→ **MATERIAL**
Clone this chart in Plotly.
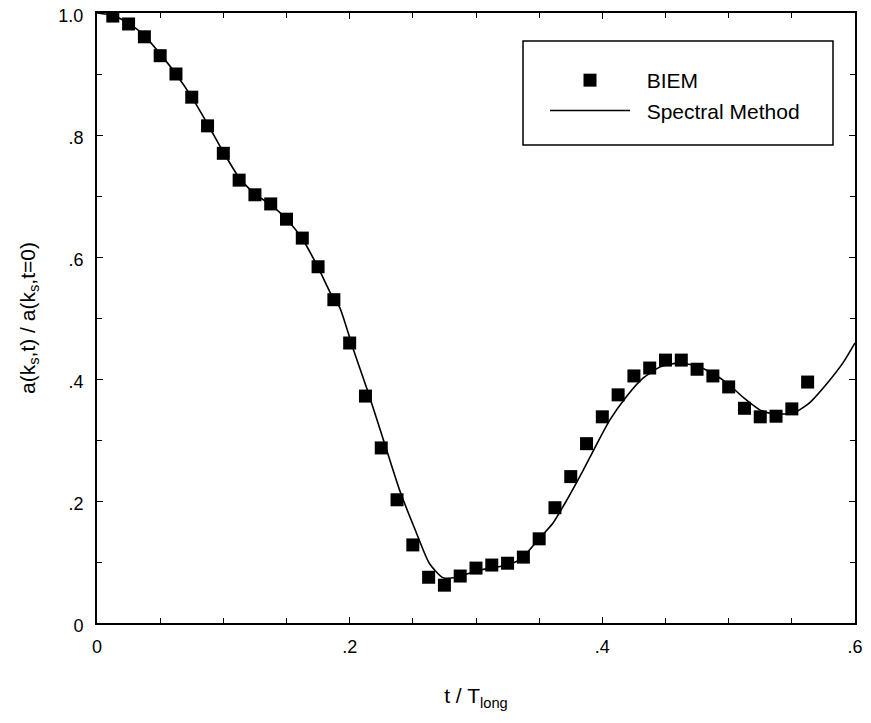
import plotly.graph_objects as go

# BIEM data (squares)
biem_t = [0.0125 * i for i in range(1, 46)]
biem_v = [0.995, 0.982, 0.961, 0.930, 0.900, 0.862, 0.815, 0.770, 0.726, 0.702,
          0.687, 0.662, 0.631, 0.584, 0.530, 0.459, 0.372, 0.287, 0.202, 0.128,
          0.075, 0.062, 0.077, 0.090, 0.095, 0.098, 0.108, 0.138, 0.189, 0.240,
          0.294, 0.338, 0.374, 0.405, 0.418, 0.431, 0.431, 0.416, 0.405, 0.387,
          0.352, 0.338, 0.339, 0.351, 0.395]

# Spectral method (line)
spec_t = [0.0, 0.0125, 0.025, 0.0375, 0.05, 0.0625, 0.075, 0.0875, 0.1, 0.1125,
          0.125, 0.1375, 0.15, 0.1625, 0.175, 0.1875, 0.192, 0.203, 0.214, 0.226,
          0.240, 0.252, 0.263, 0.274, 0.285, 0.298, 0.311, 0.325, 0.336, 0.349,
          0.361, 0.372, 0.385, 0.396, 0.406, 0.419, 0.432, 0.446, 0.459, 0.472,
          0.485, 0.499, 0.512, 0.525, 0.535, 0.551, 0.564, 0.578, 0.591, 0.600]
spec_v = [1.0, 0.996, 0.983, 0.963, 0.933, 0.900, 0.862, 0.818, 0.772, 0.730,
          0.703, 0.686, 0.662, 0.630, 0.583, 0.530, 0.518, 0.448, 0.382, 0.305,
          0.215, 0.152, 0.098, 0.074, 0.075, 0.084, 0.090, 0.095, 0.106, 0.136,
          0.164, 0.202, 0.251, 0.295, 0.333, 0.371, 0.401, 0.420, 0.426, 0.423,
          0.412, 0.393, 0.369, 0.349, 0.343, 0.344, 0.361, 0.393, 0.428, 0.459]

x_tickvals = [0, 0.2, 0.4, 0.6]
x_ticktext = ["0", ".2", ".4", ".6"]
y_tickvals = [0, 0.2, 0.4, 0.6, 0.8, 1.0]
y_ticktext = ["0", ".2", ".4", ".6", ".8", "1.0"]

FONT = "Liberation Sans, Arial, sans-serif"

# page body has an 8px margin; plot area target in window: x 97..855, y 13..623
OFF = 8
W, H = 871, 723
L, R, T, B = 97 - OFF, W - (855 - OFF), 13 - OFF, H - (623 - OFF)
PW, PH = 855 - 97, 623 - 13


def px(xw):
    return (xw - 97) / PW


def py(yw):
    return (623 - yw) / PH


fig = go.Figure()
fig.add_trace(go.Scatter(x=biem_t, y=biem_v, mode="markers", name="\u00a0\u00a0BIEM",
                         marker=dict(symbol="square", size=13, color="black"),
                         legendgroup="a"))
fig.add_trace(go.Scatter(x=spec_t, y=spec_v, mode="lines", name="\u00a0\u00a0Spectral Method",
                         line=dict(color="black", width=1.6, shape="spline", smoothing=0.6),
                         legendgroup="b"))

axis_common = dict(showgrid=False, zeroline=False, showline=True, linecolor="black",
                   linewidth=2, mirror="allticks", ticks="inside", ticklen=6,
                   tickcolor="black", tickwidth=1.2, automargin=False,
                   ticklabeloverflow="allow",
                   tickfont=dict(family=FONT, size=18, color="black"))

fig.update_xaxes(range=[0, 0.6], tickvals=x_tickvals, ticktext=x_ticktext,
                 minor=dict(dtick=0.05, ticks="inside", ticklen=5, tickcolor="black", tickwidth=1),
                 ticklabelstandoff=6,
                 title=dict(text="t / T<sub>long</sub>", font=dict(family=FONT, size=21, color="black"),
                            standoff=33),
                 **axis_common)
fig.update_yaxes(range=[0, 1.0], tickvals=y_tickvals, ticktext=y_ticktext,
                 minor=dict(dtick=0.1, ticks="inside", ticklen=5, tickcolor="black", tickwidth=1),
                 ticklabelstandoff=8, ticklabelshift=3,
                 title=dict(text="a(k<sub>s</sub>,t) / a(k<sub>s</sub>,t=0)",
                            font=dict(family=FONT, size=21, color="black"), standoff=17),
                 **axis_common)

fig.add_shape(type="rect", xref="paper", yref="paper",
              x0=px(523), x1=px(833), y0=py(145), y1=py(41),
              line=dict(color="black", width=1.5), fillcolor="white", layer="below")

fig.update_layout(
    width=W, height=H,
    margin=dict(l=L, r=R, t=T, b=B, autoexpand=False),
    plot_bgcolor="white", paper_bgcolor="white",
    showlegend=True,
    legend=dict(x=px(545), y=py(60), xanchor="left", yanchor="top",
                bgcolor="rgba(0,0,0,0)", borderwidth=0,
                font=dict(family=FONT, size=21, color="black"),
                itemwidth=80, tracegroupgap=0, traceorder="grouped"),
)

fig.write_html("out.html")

---

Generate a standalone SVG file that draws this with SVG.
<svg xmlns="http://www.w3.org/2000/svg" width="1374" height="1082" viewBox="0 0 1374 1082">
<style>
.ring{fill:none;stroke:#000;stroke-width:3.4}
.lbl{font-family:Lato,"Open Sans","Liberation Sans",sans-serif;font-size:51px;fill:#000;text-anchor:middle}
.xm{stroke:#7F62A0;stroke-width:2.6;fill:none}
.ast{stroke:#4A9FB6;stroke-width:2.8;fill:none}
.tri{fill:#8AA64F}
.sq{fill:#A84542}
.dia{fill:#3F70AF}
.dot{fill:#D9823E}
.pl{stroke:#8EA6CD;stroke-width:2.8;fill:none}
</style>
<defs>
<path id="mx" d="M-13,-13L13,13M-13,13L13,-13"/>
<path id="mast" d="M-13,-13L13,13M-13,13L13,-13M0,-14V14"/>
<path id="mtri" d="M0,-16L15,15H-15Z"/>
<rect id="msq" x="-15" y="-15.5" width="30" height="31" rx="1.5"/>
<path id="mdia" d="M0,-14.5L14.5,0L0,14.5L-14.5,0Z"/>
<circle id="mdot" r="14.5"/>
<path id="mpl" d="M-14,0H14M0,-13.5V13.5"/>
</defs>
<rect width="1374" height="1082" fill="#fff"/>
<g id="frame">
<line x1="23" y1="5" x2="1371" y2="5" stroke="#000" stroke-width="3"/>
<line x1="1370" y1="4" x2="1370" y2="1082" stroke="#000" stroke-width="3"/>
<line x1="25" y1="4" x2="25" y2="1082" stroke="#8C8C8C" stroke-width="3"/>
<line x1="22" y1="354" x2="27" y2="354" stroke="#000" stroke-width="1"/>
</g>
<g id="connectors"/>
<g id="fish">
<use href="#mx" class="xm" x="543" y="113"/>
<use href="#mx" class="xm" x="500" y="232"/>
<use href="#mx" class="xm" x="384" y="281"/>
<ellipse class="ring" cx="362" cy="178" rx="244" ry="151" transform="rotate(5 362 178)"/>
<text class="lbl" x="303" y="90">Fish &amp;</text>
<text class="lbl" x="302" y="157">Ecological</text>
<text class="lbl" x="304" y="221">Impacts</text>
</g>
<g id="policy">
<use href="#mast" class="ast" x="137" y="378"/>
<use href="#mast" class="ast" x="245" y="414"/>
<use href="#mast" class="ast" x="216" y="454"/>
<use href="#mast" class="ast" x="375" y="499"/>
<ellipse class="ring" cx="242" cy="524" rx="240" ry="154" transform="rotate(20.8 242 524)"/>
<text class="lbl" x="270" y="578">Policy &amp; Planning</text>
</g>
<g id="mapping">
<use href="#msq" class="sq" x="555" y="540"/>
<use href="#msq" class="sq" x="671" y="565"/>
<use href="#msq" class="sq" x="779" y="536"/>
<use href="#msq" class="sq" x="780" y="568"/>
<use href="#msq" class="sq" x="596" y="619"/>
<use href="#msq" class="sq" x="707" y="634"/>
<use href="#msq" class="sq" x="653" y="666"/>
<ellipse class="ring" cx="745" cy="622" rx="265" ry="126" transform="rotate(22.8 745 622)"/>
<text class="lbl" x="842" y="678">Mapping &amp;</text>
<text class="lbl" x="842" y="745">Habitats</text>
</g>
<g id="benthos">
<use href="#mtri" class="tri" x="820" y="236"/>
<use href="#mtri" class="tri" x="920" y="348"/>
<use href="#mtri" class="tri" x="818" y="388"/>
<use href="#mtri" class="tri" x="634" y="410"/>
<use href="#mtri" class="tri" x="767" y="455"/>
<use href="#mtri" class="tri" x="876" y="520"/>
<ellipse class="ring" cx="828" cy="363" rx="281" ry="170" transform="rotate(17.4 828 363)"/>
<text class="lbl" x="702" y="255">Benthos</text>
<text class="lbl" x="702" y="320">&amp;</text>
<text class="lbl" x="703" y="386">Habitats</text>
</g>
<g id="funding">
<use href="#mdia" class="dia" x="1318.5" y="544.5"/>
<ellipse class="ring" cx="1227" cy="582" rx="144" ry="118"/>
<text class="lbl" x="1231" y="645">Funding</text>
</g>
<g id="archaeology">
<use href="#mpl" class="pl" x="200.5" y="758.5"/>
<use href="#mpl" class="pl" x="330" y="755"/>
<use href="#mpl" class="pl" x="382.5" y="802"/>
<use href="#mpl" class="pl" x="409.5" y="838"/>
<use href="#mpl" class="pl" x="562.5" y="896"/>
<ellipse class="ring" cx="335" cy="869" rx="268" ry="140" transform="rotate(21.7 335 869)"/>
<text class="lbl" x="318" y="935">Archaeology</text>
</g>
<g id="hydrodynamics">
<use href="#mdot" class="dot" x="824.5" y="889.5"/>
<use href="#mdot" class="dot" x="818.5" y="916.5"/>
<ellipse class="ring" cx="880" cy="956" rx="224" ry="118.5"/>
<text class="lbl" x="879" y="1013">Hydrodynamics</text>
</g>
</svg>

→ **TASK INSTRUCTIONS**
Both the line containing "Clone this chart in Plotly." and the line containing "0.352, 0.338, 0.339, 0.351, 0.395]" belong in the copy, along with every line between them. Reproduce that stretch exactly, without the pictures.

→ **RESULT OF THIS EXERCISE**
Clone this chart in Plotly.
import plotly.graph_objects as go

# BIEM data (squares)
biem_t = [0.0125 * i for i in range(1, 46)]
biem_v = [0.995, 0.982, 0.961, 0.930, 0.900, 0.862, 0.815, 0.770, 0.726, 0.702,
          0.687, 0.662, 0.631, 0.584, 0.530, 0.459, 0.372, 0.287, 0.202, 0.128,
          0.075, 0.062, 0.077, 0.090, 0.095, 0.098, 0.108, 0.138, 0.189, 0.240,
          0.294, 0.338, 0.374, 0.405, 0.418, 0.431, 0.431, 0.416, 0.405, 0.387,
          0.352, 0.338, 0.339, 0.351, 0.395]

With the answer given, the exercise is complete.